New Delhi: In a recent interview to a news agency, Sikh Afghan leader Avtar Singh Khalsa had said that he didn’t want to just serve Hindus and Sikhs and that he had to serve the Afghan people, irrespective of which ethnicity or group they belong to.

The chief of the Afghan Sikh and Hindu Council was quoted as saying that he didn’t care if he died as long as he died fighting for the rights of Afghans.

On Sunday, in what seems to be a targeted attack, Khalsa was among 20 killed in a suicide blast in Jalalabad. Khalsa and the others were travelling to meet Afghanistan President Ashraf Ghani, who had just inaugurated a hospital in Jalalabad. One of his sons, Narinder Singh Khalsa, was injured in the attack. Khalsa was to fight the elections in October and was touted to win a seat in the parliament.

Few Afghans are as invested in the government’s quest for peace and stability as the dwindling Sikh and Hindu minorities, which have been decimated by decades of conflict. The community numbered more than 80,000 in the 1970s, but today only around 1,000 remain.

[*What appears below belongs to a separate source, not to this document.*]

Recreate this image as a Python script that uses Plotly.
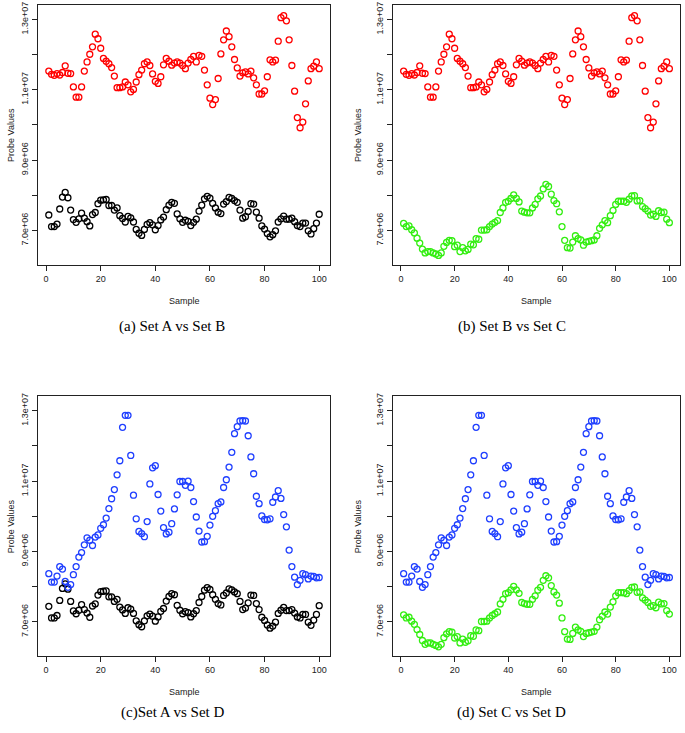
import plotly.graph_objects as go
from plotly.subplots import make_subplots

sample = list(range(1, 101))

set_a = [7.44, 7.11, 7.11, 7.18, 7.61, 7.95, 8.08, 7.93, 7.58, 7.31,
         7.23, 7.33, 7.49, 7.35, 7.25, 7.13, 7.45, 7.51, 7.76, 7.86,
         7.87, 7.88, 7.71, 7.71, 7.58, 7.64, 7.42, 7.34, 7.24, 7.40,
         7.36, 7.24, 7.03, 6.92, 6.86, 7.03, 7.17, 7.22, 7.16, 7.02,
         7.14, 7.30, 7.38, 7.59, 7.72, 7.80, 7.77, 7.47, 7.33, 7.23,
         7.29, 7.26, 7.14, 7.23, 7.32, 7.55, 7.72, 7.90, 7.97, 7.92,
         7.77, 7.64, 7.52, 7.48, 7.75, 7.82, 7.94, 7.91, 7.85, 7.80,
         7.58, 7.35, 7.39, 7.54, 7.76, 7.75, 7.52, 7.35, 7.13, 7.04,
         6.91, 6.82, 6.88, 6.99, 7.24, 7.33, 7.41, 7.32, 7.32, 7.35,
         7.25, 7.14, 7.11, 7.21, 7.21, 6.99, 6.90, 7.05, 7.21, 7.46]

set_b = [11.53, 11.44, 11.41, 11.46, 11.42, 11.49, 11.68, 11.47, 11.46, 11.08,
         10.79, 10.79, 11.08, 11.53, 11.79, 12.01, 12.22, 12.58, 12.45, 12.18,
         11.89, 11.81, 11.74, 11.63, 11.39, 11.06, 11.06, 11.08, 11.22, 11.14,
         10.94, 11.01, 11.22, 11.43, 11.56, 11.74, 11.79, 11.69, 11.45, 11.24,
         11.18, 11.37, 11.71, 11.89, 11.81, 11.70, 11.76, 11.79, 11.76, 11.69,
         11.60, 11.76, 11.86, 11.95, 11.79, 11.98, 11.95, 11.56, 11.14, 10.76,
         10.58, 10.72, 11.32, 12.02, 12.42, 12.67, 12.51, 12.22, 11.86, 11.62,
         11.39, 11.48, 11.51, 11.45, 11.53, 11.34, 11.14, 10.88, 10.88, 10.97,
         11.37, 11.85, 11.79, 11.84, 12.38, 13.05, 13.11, 12.96, 12.42, 11.69,
         10.96, 10.21, 9.92, 10.08, 10.60, 11.25, 11.60, 11.67, 11.79, 11.60]

set_c = [7.20, 7.11, 7.13, 7.02, 6.93, 6.78, 6.64, 6.47, 6.36, 6.40,
         6.40, 6.36, 6.33, 6.29, 6.36, 6.55, 6.66, 6.72, 6.71, 6.54,
         6.58, 6.40, 6.51, 6.42, 6.46, 6.61, 6.59, 6.77, 6.75, 7.01,
         7.01, 7.02, 7.11, 7.18, 7.23, 7.28, 7.51, 7.64, 7.80, 7.83,
         7.91, 8.01, 7.91, 7.81, 7.55, 7.52, 7.50, 7.50, 7.64, 7.74,
         7.90, 7.98, 8.18, 8.31, 8.25, 8.03, 7.85, 7.76, 7.53, 7.11,
         6.72, 6.51, 6.50, 6.67, 6.85, 6.77, 6.73, 6.58, 6.67, 6.69,
         6.71, 6.73, 6.85, 7.06, 7.16, 7.28, 7.22, 7.42, 7.57, 7.74,
         7.83, 7.83, 7.83, 7.80, 7.89, 7.98, 7.99, 7.84, 7.85, 7.68,
         7.62, 7.55, 7.44, 7.46, 7.40, 7.56, 7.51, 7.52, 7.32, 7.22]

set_d = [8.37, 8.13, 8.13, 8.30, 8.57, 8.50, 8.15, 7.98, 8.06, 8.34,
         8.57, 8.84, 8.97, 9.19, 9.39, 9.32, 9.17, 9.41, 9.47, 9.66,
         9.76, 9.95, 10.22, 10.50, 10.76, 11.18, 11.58, 12.53, 12.87, 12.87,
         11.73, 10.60, 9.93, 9.57, 9.51, 9.42, 9.85, 10.92, 11.38, 11.44,
         10.62, 10.15, 9.68, 9.50, 9.55, 9.79, 10.21, 10.61, 10.99, 10.99,
         10.88, 11.00, 10.82, 10.42, 9.98, 9.58, 9.27, 9.28, 9.43, 9.75,
         10.00, 10.16, 10.36, 10.41, 10.82, 11.04, 11.40, 11.82, 12.35, 12.55,
         12.71, 12.72, 12.71, 12.29, 11.69, 11.21, 10.57, 10.36, 10.01, 9.91,
         9.90, 9.93, 10.40, 10.55, 10.73, 10.51, 10.05, 9.70, 9.04, 8.57,
         8.27, 8.06, 8.18, 8.37, 8.34, 8.22, 8.30, 8.29, 8.25, 8.26]

scale = 1e6
set_a = [v * scale for v in set_a]
set_b = [v * scale for v in set_b]
set_c = [v * scale for v in set_c]
set_d = [v * scale for v in set_d]

ytick_vals = [7e6, 8e6, 9e6, 10e6, 11e6, 12e6, 13e6]
ytick_text = ["7.0e+06", "", "9.0e+06", "", "1.1e+07", "", "1.3e+07"]
xtick_vals = [0, 20, 40, 60, 80, 100]

captions = ["(a) Set A vs Set B", "(b) Set B vs Set C", "(c)Set A vs Set D", "(d) Set C vs Set D"]

panels = [
    [(set_a, "black"), (set_b, "#ff0000")],
    [(set_b, "#ff0000"), (set_c, "#33ee11")],
    [(set_a, "black"), (set_d, "#1f3fff")],
    [(set_c, "#33ee11"), (set_d, "#1f3fff")],
]

W, H = 685, 733


def px(x):
    return x / W


def py(y):
    return 1 - y / H


fig = make_subplots(rows=2, cols=2)

xdom = [(px(38), px(330)), (px(393), px(680))]
ydom = [(py(263), py(2)), (py(656), py(395))]

positions = [(1, 1), (1, 2), (2, 1), (2, 2)]
for i, (r, c) in enumerate(positions):
    for vals, col in panels[i]:
        fig.add_trace(go.Scatter(
            x=sample, y=vals, mode="markers",
            marker=dict(symbol="circle-open", size=6, color=col, line=dict(width=1.3, color=col)),
            showlegend=False, hoverinfo="skip", cliponaxis=False), row=r, col=c)

axis_font = dict(family="Liberation Sans, Arial, sans-serif", size=9, color="#222")
for i, (r, c) in enumerate(positions):
    fig.update_xaxes(row=r, col=c, domain=list(xdom[c - 1]), range=[-2.96, 103.96],
                     tickvals=xtick_vals, ticks="outside", ticklen=5, tickwidth=1,
                     tickcolor="#222", showline=True, linecolor="#222", linewidth=1,
                     mirror=True, showgrid=False, zeroline=False, tickfont=axis_font)
    fig.update_yaxes(row=r, col=c, domain=list(ydom[r - 1]), range=[6.02e6, 13.41e6],
                     tickvals=ytick_vals, ticktext=ytick_text, ticks="outside", ticklen=5,
                     tickwidth=1, tickcolor="#222", showline=True, linecolor="#222",
                     linewidth=1, mirror=True, showgrid=False, zeroline=False,
                     tickangle=-90, tickfont=axis_font)

annotations = []
for i, (r, c) in enumerate(positions):
    x0, x1 = xdom[c - 1]
    y0, y1 = ydom[r - 1]
    xc = (x0 + x1) / 2
    sample_y = 299 if r == 1 else 692
    annotations.append(dict(text="Sample", x=xc, y=py(sample_y), xref="paper", yref="paper",
                            showarrow=False, font=dict(family="Liberation Sans, Arial, sans-serif", size=9, color="#222"),
                            xanchor="center", yanchor="middle"))
    pv_x = 11 if c == 1 else 358
    annotations.append(dict(text="Probe Values", x=px(pv_x), y=(y0 + y1) / 2, xref="paper", yref="paper",
                            showarrow=False, textangle=-90,
                            font=dict(family="Liberation Sans, Arial, sans-serif", size=9, color="#222"),
                            xanchor="center", yanchor="middle"))
    cap_y = 325 if r == 1 else 712
    cap_x = 172 if c == 1 else 512
    annotations.append(dict(text=captions[i], x=px(cap_x), y=py(cap_y), xref="paper", yref="paper",
                            showarrow=False, font=dict(family="Liberation Serif, Times New Roman, serif", size=15, color="black"),
                            xanchor="center", yanchor="middle"))

fig.update_layout(width=W, height=H, margin=dict(l=0, r=0, t=0, b=0),
                  paper_bgcolor="white", plot_bgcolor="white", annotations=annotations)

fig.write_html("out.html", config={"displayModeBar": False},
               post_script="document.body.style.margin='0';document.body.style.overflow='hidden';")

A father of four, he lived his life mostly in Kabul, and served as a senator representing the minority. Khalsa also led a delegation of Sikhs and Hindus to meet Indian ambassador to Kabul Vinay Kumar last month. Khalsa also reportedly served at various ranks in the Afghan army. Sikhs and Hindus have been driven out of many areas by heavy fighting. They have suffered widespread discrimination in the conservative Muslim country and have also been targeted by Islamic extremists.

Under Taliban rule in the late 1990s, they were asked to identify themselves by wearing yellow armbands, but the rule was not enforced. In recent years, large numbers of Sikhs and Hindus have sought asylum in India, which has a Hindu majority and a large Sikh population.

“We must try to save our people from this chaos," Khalsa said. “By any means and at any cost we must ask for our rights from the government. Your rights will not be given to you, you must earn them," Khalsa had said in an interview.